- [PROVIDED INFORMATION]
• • • •

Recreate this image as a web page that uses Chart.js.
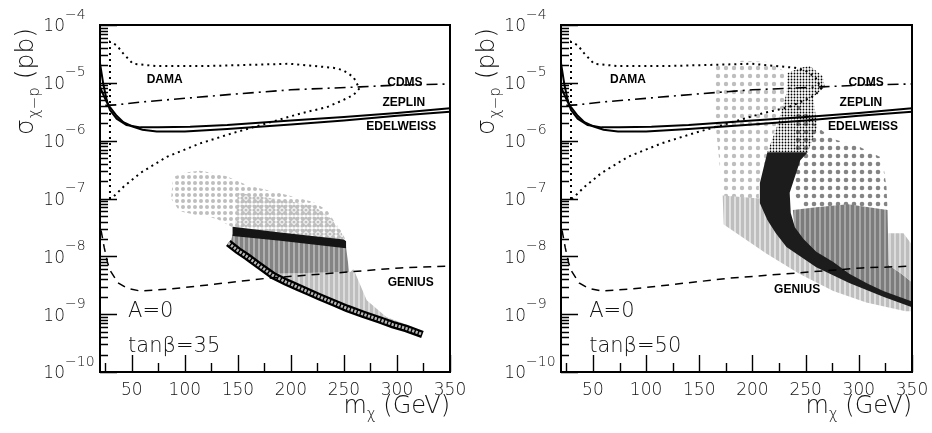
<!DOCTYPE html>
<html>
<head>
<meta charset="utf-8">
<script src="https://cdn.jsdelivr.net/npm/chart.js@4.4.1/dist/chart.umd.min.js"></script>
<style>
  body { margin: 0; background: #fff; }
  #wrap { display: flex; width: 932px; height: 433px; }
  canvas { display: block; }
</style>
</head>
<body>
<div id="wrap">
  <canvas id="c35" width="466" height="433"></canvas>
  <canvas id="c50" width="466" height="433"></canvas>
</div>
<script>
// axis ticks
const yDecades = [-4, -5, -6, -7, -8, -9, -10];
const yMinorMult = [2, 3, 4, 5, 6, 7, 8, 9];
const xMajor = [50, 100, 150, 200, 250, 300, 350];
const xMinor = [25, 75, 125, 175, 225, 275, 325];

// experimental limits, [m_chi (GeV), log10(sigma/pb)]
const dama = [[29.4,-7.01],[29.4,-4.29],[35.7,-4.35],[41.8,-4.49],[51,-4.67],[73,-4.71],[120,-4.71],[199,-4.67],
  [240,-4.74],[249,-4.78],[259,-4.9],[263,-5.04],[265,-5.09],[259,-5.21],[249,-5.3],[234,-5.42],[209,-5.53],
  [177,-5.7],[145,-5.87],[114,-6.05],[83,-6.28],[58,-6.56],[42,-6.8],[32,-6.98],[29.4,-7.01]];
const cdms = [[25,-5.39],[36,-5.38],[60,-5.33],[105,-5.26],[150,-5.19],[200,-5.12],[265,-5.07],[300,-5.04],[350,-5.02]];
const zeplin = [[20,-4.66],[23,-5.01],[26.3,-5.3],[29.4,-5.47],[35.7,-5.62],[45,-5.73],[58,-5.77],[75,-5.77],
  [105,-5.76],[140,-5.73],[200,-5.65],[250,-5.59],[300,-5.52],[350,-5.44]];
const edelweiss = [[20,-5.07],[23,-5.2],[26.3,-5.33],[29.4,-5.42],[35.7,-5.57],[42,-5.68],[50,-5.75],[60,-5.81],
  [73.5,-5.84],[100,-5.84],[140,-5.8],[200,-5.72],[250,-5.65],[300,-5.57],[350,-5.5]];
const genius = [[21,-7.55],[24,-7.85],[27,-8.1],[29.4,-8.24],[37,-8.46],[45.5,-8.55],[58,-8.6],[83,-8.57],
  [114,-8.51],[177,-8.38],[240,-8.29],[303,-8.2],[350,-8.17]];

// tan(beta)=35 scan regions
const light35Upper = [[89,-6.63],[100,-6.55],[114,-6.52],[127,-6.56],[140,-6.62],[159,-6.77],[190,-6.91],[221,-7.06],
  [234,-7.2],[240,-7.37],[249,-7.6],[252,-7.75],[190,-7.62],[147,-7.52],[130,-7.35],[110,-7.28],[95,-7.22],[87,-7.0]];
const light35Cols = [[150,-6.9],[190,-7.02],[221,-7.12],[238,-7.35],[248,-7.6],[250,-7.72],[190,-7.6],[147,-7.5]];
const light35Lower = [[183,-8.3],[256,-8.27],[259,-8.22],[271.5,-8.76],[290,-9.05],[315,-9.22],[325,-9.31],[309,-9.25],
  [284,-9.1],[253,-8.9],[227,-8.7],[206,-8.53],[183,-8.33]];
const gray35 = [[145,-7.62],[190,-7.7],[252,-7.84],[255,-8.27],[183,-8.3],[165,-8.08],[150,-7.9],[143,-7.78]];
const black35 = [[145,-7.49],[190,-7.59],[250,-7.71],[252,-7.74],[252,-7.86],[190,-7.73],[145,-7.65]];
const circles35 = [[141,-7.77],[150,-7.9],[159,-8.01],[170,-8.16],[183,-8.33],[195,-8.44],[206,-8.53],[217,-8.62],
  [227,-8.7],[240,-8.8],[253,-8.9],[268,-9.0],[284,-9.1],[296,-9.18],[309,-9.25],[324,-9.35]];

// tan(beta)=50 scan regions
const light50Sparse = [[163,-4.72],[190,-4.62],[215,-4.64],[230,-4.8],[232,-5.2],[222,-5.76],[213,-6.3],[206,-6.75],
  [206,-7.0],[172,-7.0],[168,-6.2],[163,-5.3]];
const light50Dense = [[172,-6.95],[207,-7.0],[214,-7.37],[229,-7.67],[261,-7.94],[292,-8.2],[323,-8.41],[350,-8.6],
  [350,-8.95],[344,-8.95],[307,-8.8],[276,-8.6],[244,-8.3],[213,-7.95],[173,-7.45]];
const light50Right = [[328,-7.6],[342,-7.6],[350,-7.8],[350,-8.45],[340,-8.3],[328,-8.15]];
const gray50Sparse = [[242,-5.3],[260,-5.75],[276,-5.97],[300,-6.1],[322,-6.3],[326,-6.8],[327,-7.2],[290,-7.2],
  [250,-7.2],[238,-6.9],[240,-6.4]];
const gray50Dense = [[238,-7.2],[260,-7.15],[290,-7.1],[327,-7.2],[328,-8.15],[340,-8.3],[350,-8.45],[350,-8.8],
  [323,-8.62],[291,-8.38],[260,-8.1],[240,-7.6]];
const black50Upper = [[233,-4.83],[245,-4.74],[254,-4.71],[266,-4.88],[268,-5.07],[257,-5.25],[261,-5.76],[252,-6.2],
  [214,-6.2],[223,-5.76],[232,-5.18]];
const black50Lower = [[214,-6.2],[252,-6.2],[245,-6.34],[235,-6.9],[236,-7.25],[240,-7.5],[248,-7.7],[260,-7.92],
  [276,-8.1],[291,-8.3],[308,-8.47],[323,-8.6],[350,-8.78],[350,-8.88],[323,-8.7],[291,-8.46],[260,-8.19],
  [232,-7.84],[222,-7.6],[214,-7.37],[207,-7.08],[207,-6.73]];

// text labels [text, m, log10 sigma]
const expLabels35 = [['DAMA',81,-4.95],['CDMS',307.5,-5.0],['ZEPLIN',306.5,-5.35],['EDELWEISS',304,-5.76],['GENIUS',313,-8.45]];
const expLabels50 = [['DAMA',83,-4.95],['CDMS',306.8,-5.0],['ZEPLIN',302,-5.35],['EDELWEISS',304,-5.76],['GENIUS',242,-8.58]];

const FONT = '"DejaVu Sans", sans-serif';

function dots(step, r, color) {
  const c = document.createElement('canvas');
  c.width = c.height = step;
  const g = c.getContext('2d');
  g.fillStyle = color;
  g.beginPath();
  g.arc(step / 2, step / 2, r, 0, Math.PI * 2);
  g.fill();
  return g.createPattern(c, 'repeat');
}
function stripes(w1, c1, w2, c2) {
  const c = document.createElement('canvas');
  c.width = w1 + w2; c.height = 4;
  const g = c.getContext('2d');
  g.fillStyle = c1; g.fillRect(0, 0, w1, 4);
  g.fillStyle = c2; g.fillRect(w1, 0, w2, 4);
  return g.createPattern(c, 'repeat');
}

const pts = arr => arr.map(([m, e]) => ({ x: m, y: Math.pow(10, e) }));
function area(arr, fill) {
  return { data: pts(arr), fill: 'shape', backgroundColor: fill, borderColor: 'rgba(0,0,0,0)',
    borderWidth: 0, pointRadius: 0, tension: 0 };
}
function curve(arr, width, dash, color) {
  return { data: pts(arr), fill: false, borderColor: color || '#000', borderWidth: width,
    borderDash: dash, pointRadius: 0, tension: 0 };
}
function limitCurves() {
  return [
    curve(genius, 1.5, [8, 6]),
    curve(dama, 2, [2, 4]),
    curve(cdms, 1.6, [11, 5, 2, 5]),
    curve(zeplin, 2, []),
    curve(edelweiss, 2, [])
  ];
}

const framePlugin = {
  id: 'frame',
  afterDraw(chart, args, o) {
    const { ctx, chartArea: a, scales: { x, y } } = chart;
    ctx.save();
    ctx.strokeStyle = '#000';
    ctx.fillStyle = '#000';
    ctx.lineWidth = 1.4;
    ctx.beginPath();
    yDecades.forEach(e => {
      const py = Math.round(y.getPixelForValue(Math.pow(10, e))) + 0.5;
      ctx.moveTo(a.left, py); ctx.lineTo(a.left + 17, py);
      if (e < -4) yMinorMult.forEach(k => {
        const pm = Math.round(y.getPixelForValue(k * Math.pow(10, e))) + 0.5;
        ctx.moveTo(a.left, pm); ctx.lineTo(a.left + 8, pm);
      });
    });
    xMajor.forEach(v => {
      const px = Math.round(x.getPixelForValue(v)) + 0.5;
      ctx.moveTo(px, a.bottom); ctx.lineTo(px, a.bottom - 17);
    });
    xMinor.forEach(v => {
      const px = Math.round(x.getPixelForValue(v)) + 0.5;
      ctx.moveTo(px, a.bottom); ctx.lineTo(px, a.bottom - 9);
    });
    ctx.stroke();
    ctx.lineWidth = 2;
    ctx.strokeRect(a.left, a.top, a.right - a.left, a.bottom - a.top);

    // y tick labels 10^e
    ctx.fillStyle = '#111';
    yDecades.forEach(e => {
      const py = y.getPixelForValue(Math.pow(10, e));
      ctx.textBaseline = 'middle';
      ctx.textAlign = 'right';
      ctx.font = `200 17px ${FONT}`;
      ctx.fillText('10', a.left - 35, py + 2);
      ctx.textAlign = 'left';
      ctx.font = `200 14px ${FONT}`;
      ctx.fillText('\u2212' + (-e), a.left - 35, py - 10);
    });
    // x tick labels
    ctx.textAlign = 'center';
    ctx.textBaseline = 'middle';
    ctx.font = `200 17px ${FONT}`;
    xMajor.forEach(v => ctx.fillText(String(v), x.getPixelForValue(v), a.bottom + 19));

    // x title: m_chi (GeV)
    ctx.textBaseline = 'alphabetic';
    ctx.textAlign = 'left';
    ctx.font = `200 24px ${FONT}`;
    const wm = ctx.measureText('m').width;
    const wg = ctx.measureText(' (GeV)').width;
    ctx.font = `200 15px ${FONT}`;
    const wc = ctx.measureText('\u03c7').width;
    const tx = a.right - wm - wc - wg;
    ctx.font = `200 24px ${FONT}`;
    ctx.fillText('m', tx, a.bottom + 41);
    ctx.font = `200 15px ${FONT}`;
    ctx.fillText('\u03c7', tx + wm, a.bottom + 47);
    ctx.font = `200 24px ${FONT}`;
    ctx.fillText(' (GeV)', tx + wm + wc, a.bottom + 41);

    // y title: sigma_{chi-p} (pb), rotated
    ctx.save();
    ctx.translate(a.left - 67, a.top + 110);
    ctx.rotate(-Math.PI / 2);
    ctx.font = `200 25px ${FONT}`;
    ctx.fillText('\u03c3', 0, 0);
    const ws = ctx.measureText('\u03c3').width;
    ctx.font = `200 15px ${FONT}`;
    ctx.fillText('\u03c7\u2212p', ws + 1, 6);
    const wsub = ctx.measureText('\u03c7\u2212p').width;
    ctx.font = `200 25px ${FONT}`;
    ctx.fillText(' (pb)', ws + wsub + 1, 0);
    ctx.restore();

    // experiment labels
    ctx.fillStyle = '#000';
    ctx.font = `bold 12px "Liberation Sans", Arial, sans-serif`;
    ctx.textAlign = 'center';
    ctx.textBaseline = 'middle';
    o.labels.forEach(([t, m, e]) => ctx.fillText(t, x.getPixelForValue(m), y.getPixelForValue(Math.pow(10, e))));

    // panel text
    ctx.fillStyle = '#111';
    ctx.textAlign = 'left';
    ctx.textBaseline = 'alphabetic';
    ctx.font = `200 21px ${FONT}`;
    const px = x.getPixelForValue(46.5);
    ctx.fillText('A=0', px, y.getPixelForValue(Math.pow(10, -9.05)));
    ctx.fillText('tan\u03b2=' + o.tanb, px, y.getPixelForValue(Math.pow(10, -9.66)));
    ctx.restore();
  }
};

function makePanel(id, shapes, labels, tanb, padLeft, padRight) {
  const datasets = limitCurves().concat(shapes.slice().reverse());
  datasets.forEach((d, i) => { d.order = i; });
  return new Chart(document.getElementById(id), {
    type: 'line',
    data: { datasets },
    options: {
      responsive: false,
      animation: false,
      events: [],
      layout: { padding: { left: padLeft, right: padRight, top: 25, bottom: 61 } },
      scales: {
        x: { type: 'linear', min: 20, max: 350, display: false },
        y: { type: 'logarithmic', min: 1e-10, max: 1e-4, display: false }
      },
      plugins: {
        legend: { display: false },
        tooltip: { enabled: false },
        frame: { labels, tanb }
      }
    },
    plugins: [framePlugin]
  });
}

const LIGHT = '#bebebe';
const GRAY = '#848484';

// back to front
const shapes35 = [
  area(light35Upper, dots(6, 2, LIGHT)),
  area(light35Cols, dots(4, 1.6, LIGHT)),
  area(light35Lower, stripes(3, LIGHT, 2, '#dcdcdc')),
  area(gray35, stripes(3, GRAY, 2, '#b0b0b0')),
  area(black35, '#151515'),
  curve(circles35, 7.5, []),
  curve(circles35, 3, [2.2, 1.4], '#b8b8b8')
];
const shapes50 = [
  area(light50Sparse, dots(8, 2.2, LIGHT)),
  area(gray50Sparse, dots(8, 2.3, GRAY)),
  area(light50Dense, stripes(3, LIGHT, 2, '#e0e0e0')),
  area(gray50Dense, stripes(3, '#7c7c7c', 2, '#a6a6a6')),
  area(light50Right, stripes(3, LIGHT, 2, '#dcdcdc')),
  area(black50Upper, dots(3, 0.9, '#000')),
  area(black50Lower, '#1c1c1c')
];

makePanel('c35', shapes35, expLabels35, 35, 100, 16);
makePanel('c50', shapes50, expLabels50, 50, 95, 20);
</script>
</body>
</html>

• • • •

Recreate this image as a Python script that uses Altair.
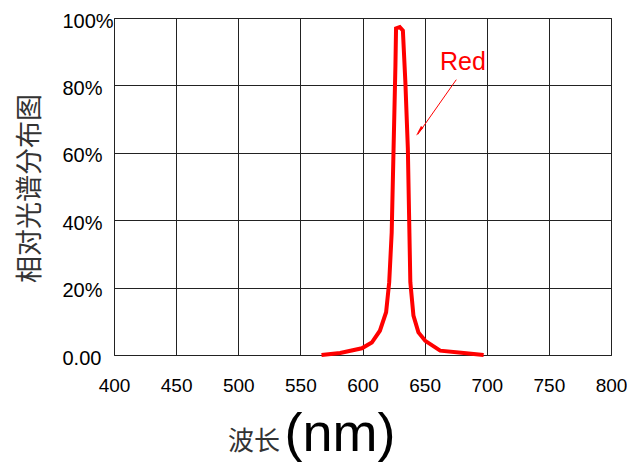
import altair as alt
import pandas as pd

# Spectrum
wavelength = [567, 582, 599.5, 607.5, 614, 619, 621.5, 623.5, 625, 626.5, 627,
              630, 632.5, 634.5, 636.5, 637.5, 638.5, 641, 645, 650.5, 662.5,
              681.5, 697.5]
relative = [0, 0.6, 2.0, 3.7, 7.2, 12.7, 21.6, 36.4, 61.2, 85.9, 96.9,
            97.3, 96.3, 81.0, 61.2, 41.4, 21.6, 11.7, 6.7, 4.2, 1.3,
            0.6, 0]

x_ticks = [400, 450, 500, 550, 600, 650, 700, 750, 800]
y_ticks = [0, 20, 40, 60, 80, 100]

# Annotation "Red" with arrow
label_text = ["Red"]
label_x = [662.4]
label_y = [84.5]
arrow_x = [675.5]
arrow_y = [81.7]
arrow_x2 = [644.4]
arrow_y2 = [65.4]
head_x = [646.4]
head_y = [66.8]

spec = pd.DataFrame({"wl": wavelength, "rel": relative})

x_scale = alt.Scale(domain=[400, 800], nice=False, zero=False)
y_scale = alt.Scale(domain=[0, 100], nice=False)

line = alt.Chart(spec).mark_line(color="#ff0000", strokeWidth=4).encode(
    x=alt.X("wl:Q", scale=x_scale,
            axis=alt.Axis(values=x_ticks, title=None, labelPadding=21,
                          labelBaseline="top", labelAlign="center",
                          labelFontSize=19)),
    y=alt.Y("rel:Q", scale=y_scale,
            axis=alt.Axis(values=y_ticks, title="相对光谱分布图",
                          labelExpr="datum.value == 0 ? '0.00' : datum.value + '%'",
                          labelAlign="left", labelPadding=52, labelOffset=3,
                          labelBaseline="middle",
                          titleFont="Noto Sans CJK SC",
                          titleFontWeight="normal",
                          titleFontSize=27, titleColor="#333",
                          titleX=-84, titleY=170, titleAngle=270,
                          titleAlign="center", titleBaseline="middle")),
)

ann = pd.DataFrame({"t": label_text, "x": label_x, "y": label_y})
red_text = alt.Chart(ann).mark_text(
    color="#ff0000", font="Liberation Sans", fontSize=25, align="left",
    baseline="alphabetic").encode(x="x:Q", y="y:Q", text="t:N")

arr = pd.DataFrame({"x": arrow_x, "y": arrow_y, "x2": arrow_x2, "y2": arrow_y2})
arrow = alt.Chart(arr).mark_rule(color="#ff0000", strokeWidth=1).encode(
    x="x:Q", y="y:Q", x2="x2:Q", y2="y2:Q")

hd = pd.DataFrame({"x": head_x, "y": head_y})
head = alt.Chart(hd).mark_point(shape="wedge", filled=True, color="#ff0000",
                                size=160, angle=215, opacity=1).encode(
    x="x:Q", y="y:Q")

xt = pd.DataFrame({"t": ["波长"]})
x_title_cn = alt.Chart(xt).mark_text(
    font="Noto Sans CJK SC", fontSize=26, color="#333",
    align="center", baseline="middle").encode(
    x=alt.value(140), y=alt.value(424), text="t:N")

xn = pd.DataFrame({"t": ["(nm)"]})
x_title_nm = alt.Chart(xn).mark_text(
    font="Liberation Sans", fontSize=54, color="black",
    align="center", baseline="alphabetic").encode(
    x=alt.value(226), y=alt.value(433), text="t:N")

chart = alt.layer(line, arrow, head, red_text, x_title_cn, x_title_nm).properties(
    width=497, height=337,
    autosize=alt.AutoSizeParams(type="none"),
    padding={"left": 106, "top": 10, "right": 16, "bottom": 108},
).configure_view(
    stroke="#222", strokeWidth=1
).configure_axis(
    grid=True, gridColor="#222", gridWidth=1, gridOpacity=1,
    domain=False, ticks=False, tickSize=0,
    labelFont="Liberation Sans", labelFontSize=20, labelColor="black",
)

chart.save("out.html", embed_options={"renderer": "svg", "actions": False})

• • • •

- [EXERCISE DIRECTIONS] Only the lines from the one bearing "Recreate this image as a Python" to the one bearing "y_scale = alt.Scale(domain=[0, 100], nice=False)", both included, should be restated word for word, with pictures left out.

- [RESPONSE TO THIS EXERCISE]
Recreate this image as a Python script that uses Altair.
import altair as alt
import pandas as pd

# Spectrum
wavelength = [567, 582, 599.5, 607.5, 614, 619, 621.5, 623.5, 625, 626.5, 627,
              630, 632.5, 634.5, 636.5, 637.5, 638.5, 641, 645, 650.5, 662.5,
              681.5, 697.5]
relative = [0, 0.6, 2.0, 3.7, 7.2, 12.7, 21.6, 36.4, 61.2, 85.9, 96.9,
            97.3, 96.3, 81.0, 61.2, 41.4, 21.6, 11.7, 6.7, 4.2, 1.3,
            0.6, 0]

x_ticks = [400, 450, 500, 550, 600, 650, 700, 750, 800]
y_ticks = [0, 20, 40, 60, 80, 100]

# Annotation "Red" with arrow
label_text = ["Red"]
label_x = [662.4]
label_y = [84.5]
arrow_x = [675.5]
arrow_y = [81.7]
arrow_x2 = [644.4]
arrow_y2 = [65.4]
head_x = [646.4]
head_y = [66.8]

spec = pd.DataFrame({"wl": wavelength, "rel": relative})

x_scale = alt.Scale(domain=[400, 800], nice=False, zero=False)
y_scale = alt.Scale(domain=[0, 100], nice=False)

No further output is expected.